We are all local somewhere and the pandemic demonstrated how important our neighbourhoods are. As a result, many cities are exploring a 15 Minute City concept. If we incorporate music into this concept (as I did here), the opportunity for scene building and local talent development in our cities and towns has never been greater. If there was a greater incentive to develop sustainable local infrastructure, from how public spaces are built to manage sound levels to allow for respectful live music to regulated street performance pitches and contactless tipping, to investing more widely in local artists, venues and concerts, travelling less opens up this opportunity.

2022 could be the year where local scene development becomes a priority not just for talent development, but to reduce carbon emissions. We still see investing in music as something solely for the benefit of musicians and the business. This is not the case. Investing in music can make cities and places livelier, friendlier, cleaner and more equitable. But it requires a change in mindset; a grassroots music venue is also community centres, for example, or an after-school music programme is about much more than keeping kids busy.

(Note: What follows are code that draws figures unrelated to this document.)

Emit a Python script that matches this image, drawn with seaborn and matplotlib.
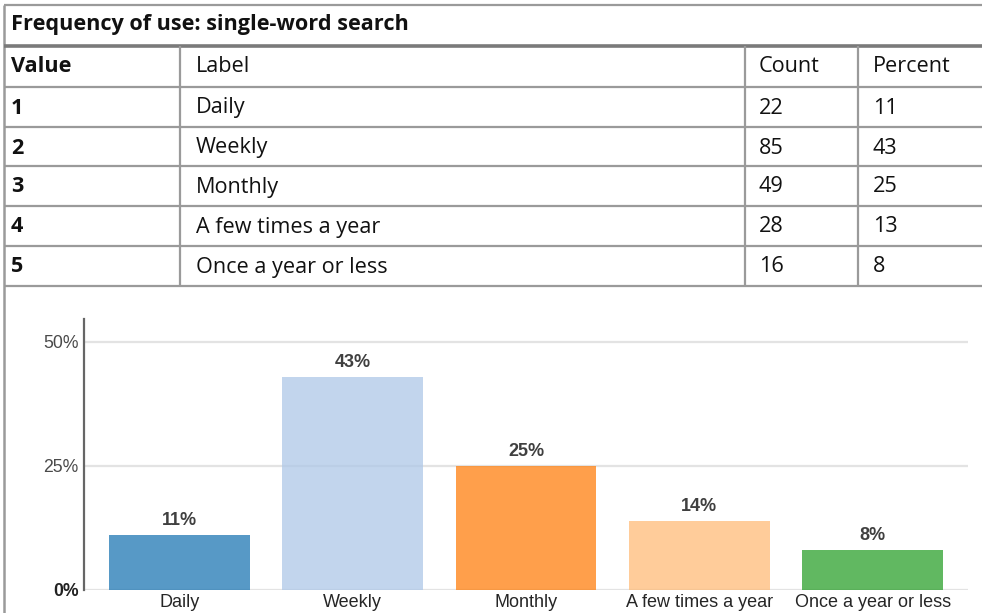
import matplotlib
matplotlib.use("Agg")
import matplotlib.pyplot as plt
import seaborn as sns
import pandas as pd

# Survey responses: frequency of using single-word search
values = [1, 2, 3, 4, 5]
labels = ["Daily", "Weekly", "Monthly", "A few times a year", "Once a year or less"]
counts = [22, 85, 49, 28, 16]
table_percent = [11, 43, 25, 13, 8]
chart_percent = [11, 43, 25, 14, 8]
title = "Frequency of use: single-word search"
header = ["Value", "Label", "Count", "Percent"]
y_ticks = [0, 25, 50]

bar_colors = ["#1f77b4", "#aec7e8", "#ff7f0e", "#ffbb78", "#2ca02c"]

sns.set_theme(style="white")

W, H = 982, 613
fig = plt.figure(figsize=(W / 100, H / 100), dpi=100)

# ---- table drawn in pixel coordinates ----
tab = fig.add_axes([0, 0, 1, 1])
tab.set_xlim(0, W)
tab.set_ylim(H, 0)
tab.axis("off")

border = "#9a9a9a"
row_lines = [46, 87, 127, 166, 206, 246, 286]
col_x = [4, 180, 745, 858]
text_x = [11, 196, 759, 873]

tab.plot([4, W], [5, 5], color=border, lw=1.6, solid_capstyle="butt")
tab.plot([4, 4], [5, H], color=border, lw=1.8, solid_capstyle="butt")
tab.plot([4, W], [46, 46], color="#7a7a7a", lw=2.6, solid_capstyle="butt")
for y in row_lines[1:]:
    tab.plot([4, W], [y, y], color=border, lw=1.6, solid_capstyle="butt")
for x in col_x[1:]:
    tab.plot([x, x], [46, 286], color=border, lw=1.6, solid_capstyle="butt")

tfont = dict(family=["Open Sans", "DejaVu Sans"], fontsize=15.6, color="#111111", va="baseline")
tab.text(11, 30, title, fontweight="bold", **tfont)
for j, h in enumerate(header):
    tab.text(text_x[j], row_lines[0] + 25.5, h,
             fontweight="bold" if j == 0 else "normal", **tfont)
for i in range(len(values)):
    base = row_lines[i + 1] + 26.5
    row = [str(values[i]), labels[i], str(counts[i]), str(table_percent[i])]
    for j, cell in enumerate(row):
        tab.text(text_x[j], base, cell,
                 fontweight="bold" if j == 0 else "normal", **tfont)

# ---- bar chart ----
ax_l, ax_r, ax_b, ax_t = 84, 968, 590, 319
ax = fig.add_axes([ax_l / W, 1 - ax_b / H, (ax_r - ax_l) / W, (ax_b - ax_t) / H])
ax.set_facecolor("none")

df = pd.DataFrame({"label": labels, "percent": chart_percent})
sns.barplot(data=df, x="label", y="percent", hue="label", palette=bar_colors,
            order=labels, hue_order=labels, saturation=1, width=0.81,
            alpha=0.75, linewidth=0, legend=False, ax=ax, zorder=2)

ax.set_ylim(0, 54.6)
ax.set_xlim(-0.55, len(labels) - 0.45)
for t in y_ticks:
    ax.axhline(t, color="#e3e3e3", lw=1.6, zorder=1)

for i, p in enumerate(chart_percent):
    ax.text(i, p + 1.2, f"{p}%", ha="center", va="bottom",
            family="Liberation Sans", fontweight="bold", fontsize=13, color="#404040")

ax.set_yticks(y_ticks)
ax.set_yticklabels([f"{t}%" for t in y_ticks])
ax.set_xlabel("")
ax.set_ylabel("")
ax.tick_params(axis="y", length=0, pad=4, labelsize=12.7, labelcolor="#4a4a4a")
ax.tick_params(axis="x", length=0, pad=3, labelsize=13, labelcolor="#262626")
for lab in ax.get_yticklabels() + ax.get_xticklabels():
    lab.set_family("Liberation Sans")
ax.get_yticklabels()[0].set_fontweight("bold")
ax.get_yticklabels()[0].set_color("#222222")

for s in ["top", "right", "bottom"]:
    ax.spines[s].set_visible(False)
ax.spines["left"].set_color("#666666")
ax.spines["left"].set_linewidth(1.6)

fig.savefig("out.png", dpi=100)
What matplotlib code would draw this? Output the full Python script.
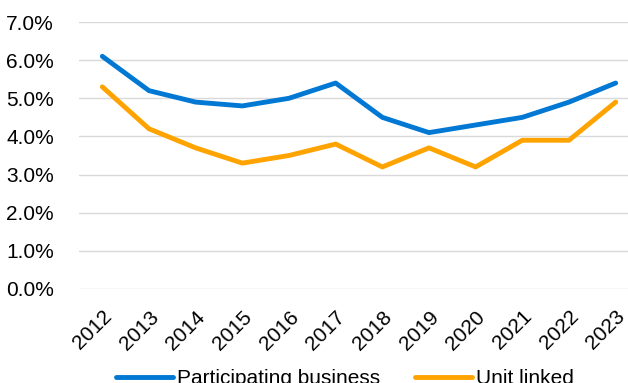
import matplotlib.pyplot as plt
from matplotlib.ticker import FuncFormatter

# yearly rates, in percent
anyos = ['2012', '2013', '2014', '2015', '2016', '2017',
         '2018', '2019', '2020', '2021', '2022', '2023']
participating = [6.1, 5.2, 4.9, 4.8, 5.0, 5.4, 4.5, 4.1, 4.3, 4.5, 4.9, 5.4]
unit_linked = [5.3, 4.2, 3.7, 3.3, 3.5, 3.8, 3.2, 3.7, 3.2, 3.9, 3.9, 4.9]

plt.rcParams['font.family'] = ['Liberation Sans', 'DejaVu Sans']

fig = plt.figure(figsize=(6.28, 3.83), dpi=100)
# right edge runs past the figure, so the last category gets clipped
ax = fig.add_axes([79 / 628, 94 / 383, 560 / 628, 267 / 383])

x = range(len(anyos))
ax.plot(x, participating, color='#0078D4', lw=3.5, label='Participating business',
        solid_capstyle='round', solid_joinstyle='round')
ax.plot(x, unit_linked, color='#FFA300', lw=3.5, label='Unit linked',
        solid_capstyle='round', solid_joinstyle='round')

ax.set_xlim(-0.5, len(anyos) - 0.5)
ax.set_ylim(0, 7)
ax.set_yticks([i for i in range(8)])
ax.yaxis.set_major_formatter(FuncFormatter(lambda v, p: f'{v:.1f}%'))
ax.set_xticks(list(x))
ax.set_xticklabels(anyos, rotation=45, ha='right', rotation_mode='anchor')

ax.grid(axis='y', color='#D9D9D9', lw=1)
ax.set_axisbelow(True)
for s in ax.spines.values():
    s.set_visible(False)
ax.tick_params(axis='both', length=0, labelsize=15, colors='black')
ax.tick_params(axis='y', pad=18)
ax.tick_params(axis='x', pad=13)

# legend sits at the very bottom edge, partly below the figure
fig.legend(loc='center', bbox_to_anchor=(345 / 628, 4 / 383), ncol=2,
           frameon=False, fontsize=15, handlelength=2.7, handletextpad=0.2,
           columnspacing=1.7)

fig.savefig('out.png', dpi=100)
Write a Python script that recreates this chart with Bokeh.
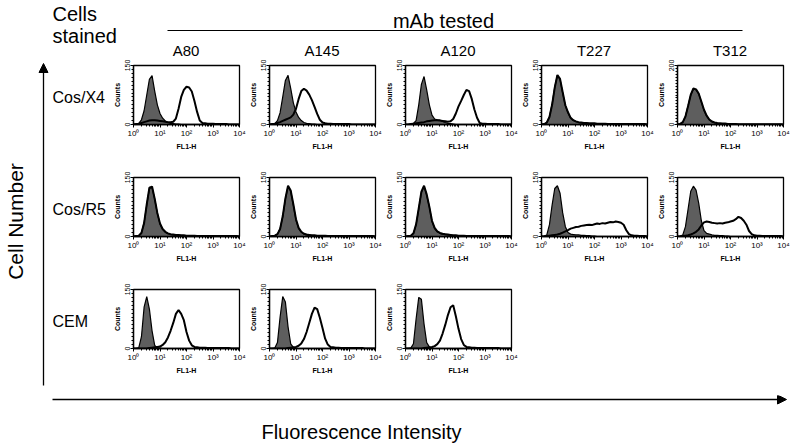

This is how we think about other services that have been expanded to combat the climate crisis, such as expanding public transportation, cycle lanes or promoting local, seasonal eating wherever possible. Expanding local music ecosystems not only deliver jobs and wealth, they can also – if invested in properly – be a tool to remake cities and places and better fight the climate crisis.

There is much more to discuss in this area, but if we don’t rethink what we are doing and why we are doing it, we will reduce the opportunities 2022 is bringing all of us to improve, enrich and better support music everyone.